At the RSA Europe conference in October 2012, I attended a panel called ‘Why women are key to the future of security’. There were some disapproving – dare I say feminist – murmurs about how the title should have been ‘Why people are key…’, but that’s just equal rights gone mad. For the sake of clarity and to arouse interest in the session, the title needed to reflect the discussion at hand.

On the panel were four very successful infosecurity professionals, who all happen to be female: Neira Jones, Lisa Lee, Laura Mather, and our very own editorial board member, Patricia Titus.

A few statistics first: While women buy 66% of PCs and start 70% of new businesses, only 10–11% of information security professionals are female. So why the gap? Titus believes that, traditionally, men focus on “hacking and the threat-scape”, while women excel at “policy and risk management. At Symantec, we’re looking to balance threat responders and policy/risk management teams so there is an interface between the sexes”. Within Titus’ team, she has 15 women and 18 men reporting into her. Perhaps, since this does not reflect industry statistics, this is a sign that women are more likely to hire other women?

Lisa Lee argued that women in the industry are “over-mentored and under-sponsored” and believes the industry is doing a bad job of marketing itself to young women. A shame, she said, because “women are natural problem solvers”.

Neira Jones agreed with Lee regarding the marketing of the industry. “We need people who can communicate [the industry] in an attractive way. Communicating it in an unattractive way could cause a lot of damage”, she predicted. Perhaps the scantily clad women who are ‘exhibited’ at various industry conferences and vendor parties are part of this ‘communication problem’.

So far, so good – a collection of uncontroversial, justifiable opinions. That is, until one (male) member of the audience – who I shall not name – came out with the following: “The problem starts at parenthood. We should not be conditioning girls to be traditionally girly. That’s why we don’t have enough women in the industry”. Ah, there it is, the comment I was waiting for to make my blood boil.

It turns out the comment inspired the same outrage from Lisa Lee. “I don’t have to lay my womanhood down to be in the industry”, she replied. “We all have our nails done, we wear nice shoes. I don’t have to give up my feminine side to be good at my job in this industry.” Lisa, I couldn’t have said it better myself.

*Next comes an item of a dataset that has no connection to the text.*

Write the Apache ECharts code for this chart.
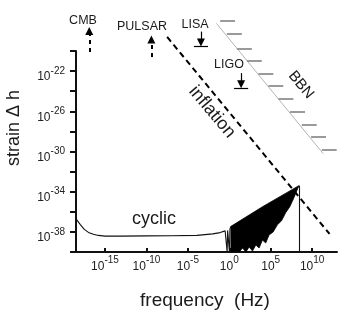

The following week, I attended an industry advisory committee meeting. The committee was made up of 17 men and one woman. The topic of women in the industry came up again. The consensus of the committee was alarming.
They agreed that we should be encouraging more women to enter the industry because the skill requirements are increasingly less technical and more about risk management and business acumen. While the first part of this argument is stellar (we should be encouraging more women to enter the information security industry), I object to the suggestion that women are non-technical and that they should only be encouraged to enter into the risk management space. How condescending.

The question is not whether we have a lack of women in the industry – we do. The real question should be how can we encourage women to enter the industry, and by typecasting them into non-technical roles, and continuing to promote ‘booth babes’ as a good marketing technique, the information security industry will continue to alienate female graduates and talent.

At the end of the day, we shouldn’t be encouraging people to enter the industry because of their sex, we should be encouraging talent. I, for one, believe if recruitment was based on skills and talent alone – and there was no predetermined stereotype perceiving the industry to be a man’s world – that the percentage of women in information security would supersede 10–11%.

I take my hat off to the four panelists and the rest of the inspiring and very talented female information security professionals in the industry, who continue to prove that you don’t have to act like a man to make it in a man’s world.